Answering the second part first - yes, that has been the absolute core of what I've argued from the beginning: The cure is worse than the disease. Quite literally, in this case.
What's going on now is basically the equivalent of wartime brownouts or hurricane curfews, only uniquely to this time, it's not because of a disaster, it's because a disaster might happen. But guess what, there are a lot of times when a disaster might happen. It is a terrible precedent to set that we should shut down the economy and go halfway to martial law for that, especially when it is based on pretty flimsy evidence. Particularly with infectious diseases, when there is a scare about the worst-case scenario, most of those disasters actually do not happen, or even come close. And there is not a lot that would suggest this one is comparatively much different.
Please everyone, take a moment to unwad your panties before going on to the next part.

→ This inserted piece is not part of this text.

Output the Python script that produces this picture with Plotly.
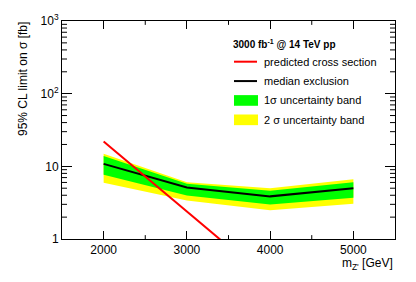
import plotly.graph_objects as go

mass = [2000, 3000, 4000, 5000]
median = [10.8, 5.1, 3.86, 4.98]
sig1_lo = [7.65, 3.98, 2.99, 3.71]
sig1_hi = [13.9, 5.75, 4.6, 6.03]
sig2_lo = [5.93, 3.38, 2.49, 3.05]
sig2_hi = [14.9, 6.04, 4.98, 6.64]
pred_mass = [2000, 3000, 4000]
pred_xs = [22.0, 2.39, 0.26]

ytickvals = [1, 10, 100, 1000]
yticktext = ["1", "10", "10<sup>2</sup>", "10<sup>3</sup>"]
yminor = [m * d for d in (1, 10, 100) for m in range(2, 10)]
xtickvals = [2000, 3000, 4000, 5000]

FONT = "Liberation Sans, Arial, sans-serif"

fig = go.Figure()
fig.add_trace(go.Scatter(x=mass, y=sig2_lo, mode="lines", line=dict(width=0), showlegend=False, hoverinfo="skip"))
fig.add_trace(go.Scatter(x=mass, y=sig2_hi, mode="lines", line=dict(width=0), fill="tonexty",
                         fillcolor="#ffff00", showlegend=False))
fig.add_trace(go.Scatter(x=mass, y=sig1_lo, mode="lines", line=dict(width=0), showlegend=False, hoverinfo="skip"))
fig.add_trace(go.Scatter(x=mass, y=sig1_hi, mode="lines", line=dict(width=0), fill="tonexty",
                         fillcolor="#00ff00", showlegend=False))
fig.add_trace(go.Scatter(x=mass, y=median, mode="lines", line=dict(color="black", width=2), showlegend=False))
fig.add_trace(go.Scatter(x=pred_mass, y=pred_xs, mode="lines", line=dict(color="#ff0000", width=2), showlegend=False))

fig.update_layout(
    width=416, height=282,
    margin=dict(l=62, r=21, t=14, b=43),
    paper_bgcolor="white", plot_bgcolor="white",
    font=dict(family=FONT, size=12, color="black"),
    showlegend=False,
)
fig.update_xaxes(
    range=[1500, 5500], tickvals=xtickvals, ticks="inside", ticklen=8, tickwidth=1, tickcolor="black",
    showgrid=False, zeroline=False, showline=True, linecolor="black", linewidth=1, mirror="ticks",
    tickfont=dict(size=12),
)
fig.update_yaxes(
    type="log", range=[0, 3], tickvals=ytickvals, ticktext=yticktext, ticks="inside", ticklen=10,
    tickwidth=1, tickcolor="black", showgrid=False, zeroline=False, showline=True, linecolor="black",
    linewidth=1, mirror="ticks", tickfont=dict(size=12), ticklabeloverflow="allow",
)

plot_w = 416 - 62 - 21
plot_h = 282 - 14 - 43
# minor y ticks (left and right frame), placed through the y axis scale
for v in yminor:
    fig.add_shape(type="line", xref="paper", yref="y", x0=0, x1=5 / plot_w, y0=v, y1=v,
                  line=dict(color="black", width=1), layer="above")
    fig.add_shape(type="line", xref="paper", yref="y", x0=1 - 5 / plot_w, x1=1, y0=v, y1=v,
                  line=dict(color="black", width=1), layer="above")
# minor x ticks (bottom and top frame)
for v in [2500, 3500, 4500]:
    fig.add_shape(type="line", xref="x", yref="paper", x0=v, x1=v, y0=0, y1=4 / plot_h,
                  line=dict(color="black", width=1), layer="above")
    fig.add_shape(type="line", xref="x", yref="paper", x0=v, x1=v, y0=1 - 4 / plot_h, y1=1,
                  line=dict(color="black", width=1), layer="above")

# axis titles
fig.add_annotation(text="95% CL limit on σ [fb]", textangle=-90, xref="paper", yref="paper",
                   x=0, xshift=-39, y=1, yshift=1, xanchor="center", yanchor="top", showarrow=False,
                   font=dict(size=12))
fig.add_annotation(text="m<sub>Z'</sub> [GeV]", xref="paper", yref="paper", x=1, y=0, yshift=-15,
                   xanchor="right", yanchor="top", showarrow=False, font=dict(size=12))

# legend (manual), positions given in page pixels
def px_x(p):
    return (p - 62) / (395 - 62)

def px_y(p):
    return (239 - p) / (239 - 14)

fig.add_annotation(text="<b>3000 fb<sup>-1</sup> @ 14 TeV pp</b>", xref="paper", yref="paper",
                   x=px_x(231), y=px_y(38), xanchor="left", yanchor="middle", showarrow=False,
                   font=dict(size=10))
entries = [
    ("line", "#ff0000", 56, "predicted cross section"),
    ("line", "black", 76, "median exclusion"),
    ("box", "#00ff00", 96, "1σ uncertainty band"),
    ("box", "#ffff00", 116, "2 σ uncertainty band"),
]
for kind, col, yc, label in entries:
    if kind == "line":
        fig.add_shape(type="line", xref="paper", yref="paper", x0=px_x(234), x1=px_x(257),
                      y0=px_y(yc), y1=px_y(yc), line=dict(color=col, width=2))
    else:
        fig.add_shape(type="rect", xref="paper", yref="paper", x0=px_x(234), x1=px_x(258),
                      y0=px_y(yc + 5.5), y1=px_y(yc - 5.5), line=dict(width=0), fillcolor=col)
    fig.add_annotation(text=label, xref="paper", yref="paper", x=px_x(262), y=px_y(yc),
                       xanchor="left", yanchor="middle", showarrow=False, font=dict(size=11))

fig.write_html("out.html", config={"displayModeBar": False},
               post_script="document.body.style.margin='0';")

As far as viral epidemics in the past generation, the granddaddy of them all was the H1N1 virus with something like 280,000 dead worldwide, or about the number of people that would ordinarily die of other causes in any 8-hour period, over the course of more than a year. That, to me, is not a significant overall public danger, and sure enough, schools stayed open, events went on, and everything was more or less normal. In the US, it was something like 12,000 dead. And that was the biggest viral outbreak in modern history. Yet this is somehow going to be 150 times worse, based on ... ? Everything being presented until recently was that its contagion vector was lower than that of H1N1 and it was not particularly deadly either.
Based on doomsday projections, that's what. You follow the worst worst case every time, you'll be doing nothing but cowering from imagined disaster after imagined disaster. I will tell you exactly how long this will last, and that is until media fatigue sets in after about a month. You will have steady "living under the virus - is this the new normal?" stories for the next three weeks, which seems to be the determined freakout period ... then a week or so of "quarantine lifted, are things returning to normal?" and by then everyone will have realized that nothing much really happened and shuffle back off to being mad about Trump or something, which has become comparatively more interesting again.
The whole panic started out of public ignorance born out of an attention span insufficient for anything longer than a headline or a 15-second soundbite. And it will end due to public disinterest born out of an attention span insufficient for anything longer than a headline or a 15-second soundbite. But in the meantime, how dangerously irresponsible, and what a horrible precedent to set.